*WHAT IS ASKED:*
Pictures within the data are to be left out; everything else must be reproduced exactly.

>> BEGIN MATERIAL

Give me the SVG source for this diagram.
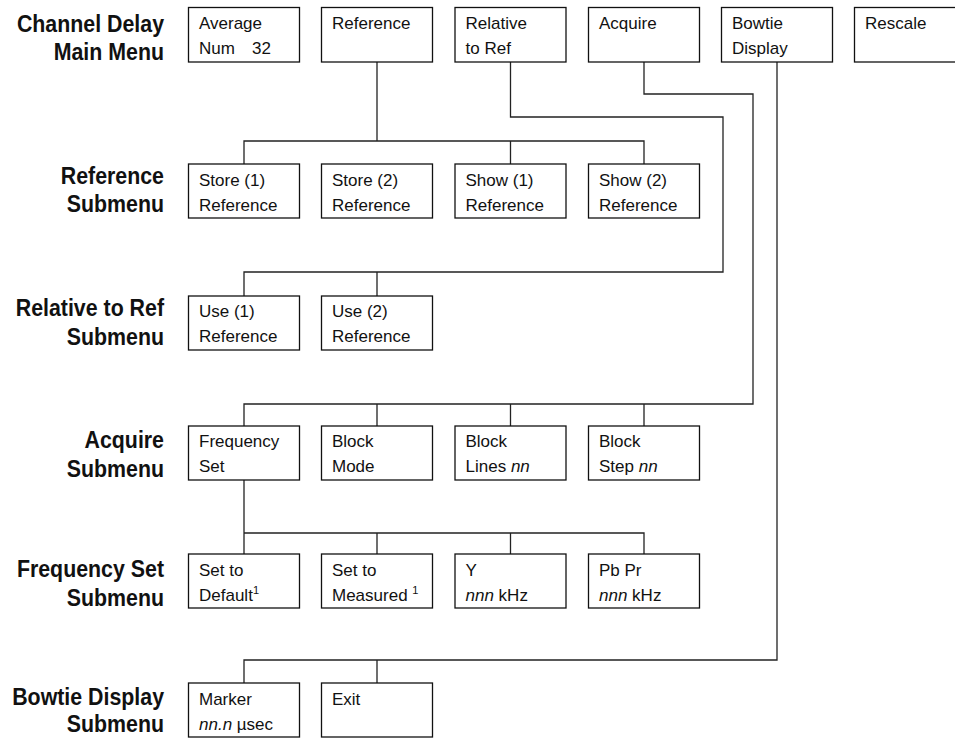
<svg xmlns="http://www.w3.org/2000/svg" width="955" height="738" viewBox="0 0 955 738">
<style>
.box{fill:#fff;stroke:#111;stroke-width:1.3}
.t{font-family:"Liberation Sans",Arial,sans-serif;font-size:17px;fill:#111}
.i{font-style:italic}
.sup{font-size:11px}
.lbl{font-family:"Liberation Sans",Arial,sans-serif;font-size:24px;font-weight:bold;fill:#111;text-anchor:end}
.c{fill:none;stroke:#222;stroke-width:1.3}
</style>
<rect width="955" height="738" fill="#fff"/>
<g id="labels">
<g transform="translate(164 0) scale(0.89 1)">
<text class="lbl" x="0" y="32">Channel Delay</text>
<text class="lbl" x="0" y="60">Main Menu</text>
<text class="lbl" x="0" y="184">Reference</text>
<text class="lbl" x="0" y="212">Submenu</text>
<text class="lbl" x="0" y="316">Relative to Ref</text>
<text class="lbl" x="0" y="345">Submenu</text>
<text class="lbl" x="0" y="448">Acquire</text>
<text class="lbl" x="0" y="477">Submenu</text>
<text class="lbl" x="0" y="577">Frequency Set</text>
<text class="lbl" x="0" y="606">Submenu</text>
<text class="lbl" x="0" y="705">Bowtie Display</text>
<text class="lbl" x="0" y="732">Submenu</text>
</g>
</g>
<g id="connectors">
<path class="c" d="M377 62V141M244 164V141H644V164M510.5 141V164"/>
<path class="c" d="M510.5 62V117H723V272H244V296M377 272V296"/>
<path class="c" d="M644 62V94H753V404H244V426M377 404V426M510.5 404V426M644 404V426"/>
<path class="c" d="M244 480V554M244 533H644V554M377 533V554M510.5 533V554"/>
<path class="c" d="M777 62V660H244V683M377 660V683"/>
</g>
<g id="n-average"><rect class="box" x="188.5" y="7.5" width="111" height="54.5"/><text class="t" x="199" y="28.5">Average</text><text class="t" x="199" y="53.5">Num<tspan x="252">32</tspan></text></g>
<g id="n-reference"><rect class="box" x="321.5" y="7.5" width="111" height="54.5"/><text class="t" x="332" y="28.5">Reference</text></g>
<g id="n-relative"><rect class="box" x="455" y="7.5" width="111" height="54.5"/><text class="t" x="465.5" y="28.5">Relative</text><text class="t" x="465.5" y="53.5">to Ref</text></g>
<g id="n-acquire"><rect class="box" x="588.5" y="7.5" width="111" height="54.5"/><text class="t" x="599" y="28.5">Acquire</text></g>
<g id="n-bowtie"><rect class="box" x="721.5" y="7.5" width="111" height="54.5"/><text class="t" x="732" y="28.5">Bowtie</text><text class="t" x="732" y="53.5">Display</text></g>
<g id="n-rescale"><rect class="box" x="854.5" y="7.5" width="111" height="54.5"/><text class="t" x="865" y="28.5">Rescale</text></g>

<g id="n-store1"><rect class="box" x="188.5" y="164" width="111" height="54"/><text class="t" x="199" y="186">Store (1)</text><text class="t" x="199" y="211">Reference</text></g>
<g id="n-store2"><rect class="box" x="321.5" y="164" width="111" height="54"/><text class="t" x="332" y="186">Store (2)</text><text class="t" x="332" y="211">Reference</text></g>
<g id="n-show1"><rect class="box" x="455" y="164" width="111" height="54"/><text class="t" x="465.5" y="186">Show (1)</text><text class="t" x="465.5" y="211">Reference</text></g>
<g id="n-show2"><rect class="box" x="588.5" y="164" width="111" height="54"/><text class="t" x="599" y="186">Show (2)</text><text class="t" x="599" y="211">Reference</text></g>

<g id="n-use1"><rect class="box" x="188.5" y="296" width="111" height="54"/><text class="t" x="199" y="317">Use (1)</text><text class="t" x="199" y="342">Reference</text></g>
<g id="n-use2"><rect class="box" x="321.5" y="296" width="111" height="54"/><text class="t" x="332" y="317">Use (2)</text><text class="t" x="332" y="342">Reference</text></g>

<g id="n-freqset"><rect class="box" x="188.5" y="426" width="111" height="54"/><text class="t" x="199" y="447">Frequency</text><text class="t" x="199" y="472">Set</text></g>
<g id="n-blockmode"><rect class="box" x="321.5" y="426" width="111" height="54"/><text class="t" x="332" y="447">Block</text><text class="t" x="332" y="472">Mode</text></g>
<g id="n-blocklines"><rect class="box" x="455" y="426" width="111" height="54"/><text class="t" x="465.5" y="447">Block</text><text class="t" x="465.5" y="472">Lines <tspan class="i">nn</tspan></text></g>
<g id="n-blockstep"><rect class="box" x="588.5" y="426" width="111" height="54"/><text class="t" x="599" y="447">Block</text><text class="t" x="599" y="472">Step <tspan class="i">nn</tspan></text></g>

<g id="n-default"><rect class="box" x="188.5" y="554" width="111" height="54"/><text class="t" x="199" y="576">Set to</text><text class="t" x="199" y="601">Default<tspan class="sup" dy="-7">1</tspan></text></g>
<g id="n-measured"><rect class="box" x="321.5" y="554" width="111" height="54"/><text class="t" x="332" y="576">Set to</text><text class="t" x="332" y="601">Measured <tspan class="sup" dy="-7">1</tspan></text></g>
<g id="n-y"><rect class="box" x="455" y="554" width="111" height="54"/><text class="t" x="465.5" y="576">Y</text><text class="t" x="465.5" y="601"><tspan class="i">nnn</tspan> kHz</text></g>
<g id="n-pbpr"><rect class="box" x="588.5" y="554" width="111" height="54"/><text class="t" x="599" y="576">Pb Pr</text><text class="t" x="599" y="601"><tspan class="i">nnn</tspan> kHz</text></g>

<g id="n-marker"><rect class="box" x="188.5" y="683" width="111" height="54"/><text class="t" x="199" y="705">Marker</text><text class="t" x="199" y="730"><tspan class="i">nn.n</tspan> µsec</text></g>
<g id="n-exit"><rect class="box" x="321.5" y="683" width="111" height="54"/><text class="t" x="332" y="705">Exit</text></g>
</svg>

>> END MATERIAL

*TASK SOLUTION:*
Give me the SVG source for this diagram.
<svg xmlns="http://www.w3.org/2000/svg" width="955" height="738" viewBox="0 0 955 738">
<style>
.box{fill:#fff;stroke:#111;stroke-width:1.3}
.t{font-family:"Liberation Sans",Arial,sans-serif;font-size:17px;fill:#111}
.i{font-style:italic}
.sup{font-size:11px}
.lbl{font-family:"Liberation Sans",Arial,sans-serif;font-size:24px;font-weight:bold;fill:#111;text-anchor:end}
.c{fill:none;stroke:#222;stroke-width:1.3}
</style>
<rect width="955" height="738" fill="#fff"/>
<g id="labels">
<g transform="translate(164 0) scale(0.89 1)">
<text class="lbl" x="0" y="32">Channel Delay</text>
<text class="lbl" x="0" y="60">Main Menu</text>
<text class="lbl" x="0" y="184">Reference</text>
<text class="lbl" x="0" y="212">Submenu</text>
<text class="lbl" x="0" y="316">Relative to Ref</text>
<text class="lbl" x="0" y="345">Submenu</text>
<text class="lbl" x="0" y="448">Acquire</text>
<text class="lbl" x="0" y="477">Submenu</text>
<text class="lbl" x="0" y="577">Frequency Set</text>
<text class="lbl" x="0" y="606">Submenu</text>
<text class="lbl" x="0" y="705">Bowtie Display</text>
<text class="lbl" x="0" y="732">Submenu</text>
</g>
</g>
<g id="connectors">
<path class="c" d="M377 62V141M244 164V141H644V164M510.5 141V164"/>
<path class="c" d="M510.5 62V117H723V272H244V296M377 272V296"/>
<path class="c" d="M644 62V94H753V404H244V426M377 404V426M510.5 404V426M644 404V426"/>
<path class="c" d="M244 480V554M244 533H644V554M377 533V554M510.5 533V554"/>
<path class="c" d="M777 62V660H244V683M377 660V683"/>
</g>
<g id="n-average"><rect class="box" x="188.5" y="7.5" width="111" height="54.5"/><text class="t" x="199" y="28.5">Average</text><text class="t" x="199" y="53.5">Num<tspan x="252">32</tspan></text></g>
<g id="n-reference"><rect class="box" x="321.5" y="7.5" width="111" height="54.5"/><text class="t" x="332" y="28.5">Reference</text></g>
<g id="n-relative"><rect class="box" x="455" y="7.5" width="111" height="54.5"/><text class="t" x="465.5" y="28.5">Relative</text><text class="t" x="465.5" y="53.5">to Ref</text></g>
<g id="n-acquire"><rect class="box" x="588.5" y="7.5" width="111" height="54.5"/><text class="t" x="599" y="28.5">Acquire</text></g>
<g id="n-bowtie"><rect class="box" x="721.5" y="7.5" width="111" height="54.5"/><text class="t" x="732" y="28.5">Bowtie</text><text class="t" x="732" y="53.5">Display</text></g>
<g id="n-rescale"><rect class="box" x="854.5" y="7.5" width="111" height="54.5"/><text class="t" x="865" y="28.5">Rescale</text></g>

<g id="n-store1"><rect class="box" x="188.5" y="164" width="111" height="54"/><text class="t" x="199" y="186">Store (1)</text><text class="t" x="199" y="211">Reference</text></g>
<g id="n-store2"><rect class="box" x="321.5" y="164" width="111" height="54"/><text class="t" x="332" y="186">Store (2)</text><text class="t" x="332" y="211">Reference</text></g>
<g id="n-show1"><rect class="box" x="455" y="164" width="111" height="54"/><text class="t" x="465.5" y="186">Show (1)</text><text class="t" x="465.5" y="211">Reference</text></g>
<g id="n-show2"><rect class="box" x="588.5" y="164" width="111" height="54"/><text class="t" x="599" y="186">Show (2)</text><text class="t" x="599" y="211">Reference</text></g>

<g id="n-use1"><rect class="box" x="188.5" y="296" width="111" height="54"/><text class="t" x="199" y="317">Use (1)</text><text class="t" x="199" y="342">Reference</text></g>
<g id="n-use2"><rect class="box" x="321.5" y="296" width="111" height="54"/><text class="t" x="332" y="317">Use (2)</text><text class="t" x="332" y="342">Reference</text></g>

<g id="n-freqset"><rect class="box" x="188.5" y="426" width="111" height="54"/><text class="t" x="199" y="447">Frequency</text><text class="t" x="199" y="472">Set</text></g>
<g id="n-blockmode"><rect class="box" x="321.5" y="426" width="111" height="54"/><text class="t" x="332" y="447">Block</text><text class="t" x="332" y="472">Mode</text></g>
<g id="n-blocklines"><rect class="box" x="455" y="426" width="111" height="54"/><text class="t" x="465.5" y="447">Block</text><text class="t" x="465.5" y="472">Lines <tspan class="i">nn</tspan></text></g>
<g id="n-blockstep"><rect class="box" x="588.5" y="426" width="111" height="54"/><text class="t" x="599" y="447">Block</text><text class="t" x="599" y="472">Step <tspan class="i">nn</tspan></text></g>

<g id="n-default"><rect class="box" x="188.5" y="554" width="111" height="54"/><text class="t" x="199" y="576">Set to</text><text class="t" x="199" y="601">Default<tspan class="sup" dy="-7">1</tspan></text></g>
<g id="n-measured"><rect class="box" x="321.5" y="554" width="111" height="54"/><text class="t" x="332" y="576">Set to</text><text class="t" x="332" y="601">Measured <tspan class="sup" dy="-7">1</tspan></text></g>
<g id="n-y"><rect class="box" x="455" y="554" width="111" height="54"/><text class="t" x="465.5" y="576">Y</text><text class="t" x="465.5" y="601"><tspan class="i">nnn</tspan> kHz</text></g>
<g id="n-pbpr"><rect class="box" x="588.5" y="554" width="111" height="54"/><text class="t" x="599" y="576">Pb Pr</text><text class="t" x="599" y="601"><tspan class="i">nnn</tspan> kHz</text></g>

<g id="n-marker"><rect class="box" x="188.5" y="683" width="111" height="54"/><text class="t" x="199" y="705">Marker</text><text class="t" x="199" y="730"><tspan class="i">nn.n</tspan> µsec</text></g>
<g id="n-exit"><rect class="box" x="321.5" y="683" width="111" height="54"/><text class="t" x="332" y="705">Exit</text></g>
</svg>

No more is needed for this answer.